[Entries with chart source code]
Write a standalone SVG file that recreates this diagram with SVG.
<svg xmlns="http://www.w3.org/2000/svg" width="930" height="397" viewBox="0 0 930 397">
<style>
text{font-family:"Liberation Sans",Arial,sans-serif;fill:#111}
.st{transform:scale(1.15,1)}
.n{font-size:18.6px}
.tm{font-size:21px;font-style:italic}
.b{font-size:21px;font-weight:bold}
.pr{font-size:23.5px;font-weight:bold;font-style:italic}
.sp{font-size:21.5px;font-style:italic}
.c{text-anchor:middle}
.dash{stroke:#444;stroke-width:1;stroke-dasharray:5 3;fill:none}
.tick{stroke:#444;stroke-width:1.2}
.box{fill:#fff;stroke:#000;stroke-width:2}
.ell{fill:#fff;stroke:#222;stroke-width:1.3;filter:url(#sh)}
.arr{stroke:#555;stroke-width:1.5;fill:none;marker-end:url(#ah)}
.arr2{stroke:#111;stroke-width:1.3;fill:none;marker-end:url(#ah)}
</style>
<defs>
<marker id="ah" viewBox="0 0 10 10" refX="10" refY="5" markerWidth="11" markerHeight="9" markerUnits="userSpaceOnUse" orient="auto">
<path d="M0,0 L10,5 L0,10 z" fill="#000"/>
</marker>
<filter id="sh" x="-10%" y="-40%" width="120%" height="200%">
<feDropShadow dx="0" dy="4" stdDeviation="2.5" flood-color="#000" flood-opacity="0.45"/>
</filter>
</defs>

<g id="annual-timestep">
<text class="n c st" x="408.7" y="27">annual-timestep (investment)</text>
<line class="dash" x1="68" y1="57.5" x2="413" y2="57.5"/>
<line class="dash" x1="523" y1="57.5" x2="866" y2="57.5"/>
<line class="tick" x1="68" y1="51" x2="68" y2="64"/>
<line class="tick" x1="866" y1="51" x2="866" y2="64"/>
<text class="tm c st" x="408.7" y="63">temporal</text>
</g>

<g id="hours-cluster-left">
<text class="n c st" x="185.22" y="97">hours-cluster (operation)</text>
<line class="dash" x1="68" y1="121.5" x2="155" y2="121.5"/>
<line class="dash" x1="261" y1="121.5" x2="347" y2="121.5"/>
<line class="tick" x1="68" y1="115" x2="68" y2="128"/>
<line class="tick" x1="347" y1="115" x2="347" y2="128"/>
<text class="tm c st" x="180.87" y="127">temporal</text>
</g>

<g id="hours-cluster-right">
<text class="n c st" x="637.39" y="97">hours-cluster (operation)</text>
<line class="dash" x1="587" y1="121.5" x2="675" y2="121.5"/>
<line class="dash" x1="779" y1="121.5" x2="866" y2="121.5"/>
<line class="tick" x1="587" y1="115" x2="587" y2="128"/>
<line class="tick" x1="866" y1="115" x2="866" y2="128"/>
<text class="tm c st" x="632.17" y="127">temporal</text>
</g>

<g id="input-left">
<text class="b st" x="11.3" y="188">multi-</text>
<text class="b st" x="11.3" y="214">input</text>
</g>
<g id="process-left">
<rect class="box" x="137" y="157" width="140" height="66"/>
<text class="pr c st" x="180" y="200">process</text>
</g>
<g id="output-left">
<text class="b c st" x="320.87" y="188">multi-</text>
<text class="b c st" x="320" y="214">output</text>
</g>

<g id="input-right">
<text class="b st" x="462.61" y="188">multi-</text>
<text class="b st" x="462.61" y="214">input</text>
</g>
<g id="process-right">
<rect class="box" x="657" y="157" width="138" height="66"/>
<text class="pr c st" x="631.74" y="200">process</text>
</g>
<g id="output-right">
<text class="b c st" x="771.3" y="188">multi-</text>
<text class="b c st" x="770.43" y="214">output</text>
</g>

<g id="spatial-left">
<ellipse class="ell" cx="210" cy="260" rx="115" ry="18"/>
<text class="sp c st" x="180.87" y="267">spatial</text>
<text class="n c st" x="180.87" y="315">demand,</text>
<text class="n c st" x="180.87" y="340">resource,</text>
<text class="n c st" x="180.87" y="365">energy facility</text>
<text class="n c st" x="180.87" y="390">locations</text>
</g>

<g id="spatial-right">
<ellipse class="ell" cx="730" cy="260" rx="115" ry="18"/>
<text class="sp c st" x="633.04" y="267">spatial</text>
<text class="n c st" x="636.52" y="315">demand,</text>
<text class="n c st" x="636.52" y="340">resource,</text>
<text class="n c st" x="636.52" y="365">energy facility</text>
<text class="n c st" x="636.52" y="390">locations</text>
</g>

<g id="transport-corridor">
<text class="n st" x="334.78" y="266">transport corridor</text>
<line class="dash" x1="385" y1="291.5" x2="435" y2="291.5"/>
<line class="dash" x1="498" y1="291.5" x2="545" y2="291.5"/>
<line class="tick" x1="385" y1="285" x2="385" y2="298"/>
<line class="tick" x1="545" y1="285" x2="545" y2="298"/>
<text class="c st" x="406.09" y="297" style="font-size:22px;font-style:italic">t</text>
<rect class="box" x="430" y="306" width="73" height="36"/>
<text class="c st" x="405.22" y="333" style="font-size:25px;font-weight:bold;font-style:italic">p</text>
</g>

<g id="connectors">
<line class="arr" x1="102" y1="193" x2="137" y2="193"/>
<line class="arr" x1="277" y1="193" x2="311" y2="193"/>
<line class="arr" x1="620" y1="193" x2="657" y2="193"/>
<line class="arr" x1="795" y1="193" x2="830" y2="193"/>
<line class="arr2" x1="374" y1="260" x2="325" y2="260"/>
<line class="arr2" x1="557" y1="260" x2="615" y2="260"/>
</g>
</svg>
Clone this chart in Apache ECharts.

*Set exercise*
What do the records say? Quote them all exactly.

*Exercise result*
Write a standalone SVG file that recreates this diagram with SVG.
<svg xmlns="http://www.w3.org/2000/svg" width="930" height="397" viewBox="0 0 930 397">
<style>
text{font-family:"Liberation Sans",Arial,sans-serif;fill:#111}
.st{transform:scale(1.15,1)}
.n{font-size:18.6px}
.tm{font-size:21px;font-style:italic}
.b{font-size:21px;font-weight:bold}
.pr{font-size:23.5px;font-weight:bold;font-style:italic}
.sp{font-size:21.5px;font-style:italic}
.c{text-anchor:middle}
.dash{stroke:#444;stroke-width:1;stroke-dasharray:5 3;fill:none}
.tick{stroke:#444;stroke-width:1.2}
.box{fill:#fff;stroke:#000;stroke-width:2}
.ell{fill:#fff;stroke:#222;stroke-width:1.3;filter:url(#sh)}
.arr{stroke:#555;stroke-width:1.5;fill:none;marker-end:url(#ah)}
.arr2{stroke:#111;stroke-width:1.3;fill:none;marker-end:url(#ah)}
</style>
<defs>
<marker id="ah" viewBox="0 0 10 10" refX="10" refY="5" markerWidth="11" markerHeight="9" markerUnits="userSpaceOnUse" orient="auto">
<path d="M0,0 L10,5 L0,10 z" fill="#000"/>
</marker>
<filter id="sh" x="-10%" y="-40%" width="120%" height="200%">
<feDropShadow dx="0" dy="4" stdDeviation="2.5" flood-color="#000" flood-opacity="0.45"/>
</filter>
</defs>

<g id="annual-timestep">
<text class="n c st" x="408.7" y="27">annual-timestep (investment)</text>
<line class="dash" x1="68" y1="57.5" x2="413" y2="57.5"/>
<line class="dash" x1="523" y1="57.5" x2="866" y2="57.5"/>
<line class="tick" x1="68" y1="51" x2="68" y2="64"/>
<line class="tick" x1="866" y1="51" x2="866" y2="64"/>
<text class="tm c st" x="408.7" y="63">temporal</text>
</g>

<g id="hours-cluster-left">
<text class="n c st" x="185.22" y="97">hours-cluster (operation)</text>
<line class="dash" x1="68" y1="121.5" x2="155" y2="121.5"/>
<line class="dash" x1="261" y1="121.5" x2="347" y2="121.5"/>
<line class="tick" x1="68" y1="115" x2="68" y2="128"/>
<line class="tick" x1="347" y1="115" x2="347" y2="128"/>
<text class="tm c st" x="180.87" y="127">temporal</text>
</g>

<g id="hours-cluster-right">
<text class="n c st" x="637.39" y="97">hours-cluster (operation)</text>
<line class="dash" x1="587" y1="121.5" x2="675" y2="121.5"/>
<line class="dash" x1="779" y1="121.5" x2="866" y2="121.5"/>
<line class="tick" x1="587" y1="115" x2="587" y2="128"/>
<line class="tick" x1="866" y1="115" x2="866" y2="128"/>
<text class="tm c st" x="632.17" y="127">temporal</text>
</g>

<g id="input-left">
<text class="b st" x="11.3" y="188">multi-</text>
<text class="b st" x="11.3" y="214">input</text>
</g>
<g id="process-left">
<rect class="box" x="137" y="157" width="140" height="66"/>
<text class="pr c st" x="180" y="200">process</text>
</g>
<g id="output-left">
<text class="b c st" x="320.87" y="188">multi-</text>
<text class="b c st" x="320" y="214">output</text>
</g>

<g id="input-right">
<text class="b st" x="462.61" y="188">multi-</text>
<text class="b st" x="462.61" y="214">input</text>
</g>
<g id="process-right">
<rect class="box" x="657" y="157" width="138" height="66"/>
<text class="pr c st" x="631.74" y="200">process</text>
</g>
<g id="output-right">
<text class="b c st" x="771.3" y="188">multi-</text>
<text class="b c st" x="770.43" y="214">output</text>
</g>

<g id="spatial-left">
<ellipse class="ell" cx="210" cy="260" rx="115" ry="18"/>
<text class="sp c st" x="180.87" y="267">spatial</text>
<text class="n c st" x="180.87" y="315">demand,</text>
<text class="n c st" x="180.87" y="340">resource,</text>
<text class="n c st" x="180.87" y="365">energy facility</text>
<text class="n c st" x="180.87" y="390">locations</text>
</g>

<g id="spatial-right">
<ellipse class="ell" cx="730" cy="260" rx="115" ry="18"/>
<text class="sp c st" x="633.04" y="267">spatial</text>
<text class="n c st" x="636.52" y="315">demand,</text>
<text class="n c st" x="636.52" y="340">resource,</text>
<text class="n c st" x="636.52" y="365">energy facility</text>
<text class="n c st" x="636.52" y="390">locations</text>
</g>

<g id="transport-corridor">
<text class="n st" x="334.78" y="266">transport corridor</text>
<line class="dash" x1="385" y1="291.5" x2="435" y2="291.5"/>
<line class="dash" x1="498" y1="291.5" x2="545" y2="291.5"/>
<line class="tick" x1="385" y1="285" x2="385" y2="298"/>
<line class="tick" x1="545" y1="285" x2="545" y2="298"/>
<text class="c st" x="406.09" y="297" style="font-size:22px;font-style:italic">t</text>
<rect class="box" x="430" y="306" width="73" height="36"/>
<text class="c st" x="405.22" y="333" style="font-size:25px;font-weight:bold;font-style:italic">p</text>
</g>

<g id="connectors">
<line class="arr" x1="102" y1="193" x2="137" y2="193"/>
<line class="arr" x1="277" y1="193" x2="311" y2="193"/>
<line class="arr" x1="620" y1="193" x2="657" y2="193"/>
<line class="arr" x1="795" y1="193" x2="830" y2="193"/>
<line class="arr2" x1="374" y1="260" x2="325" y2="260"/>
<line class="arr2" x1="557" y1="260" x2="615" y2="260"/>
</g>
</svg>
Clone this chart in Apache ECharts.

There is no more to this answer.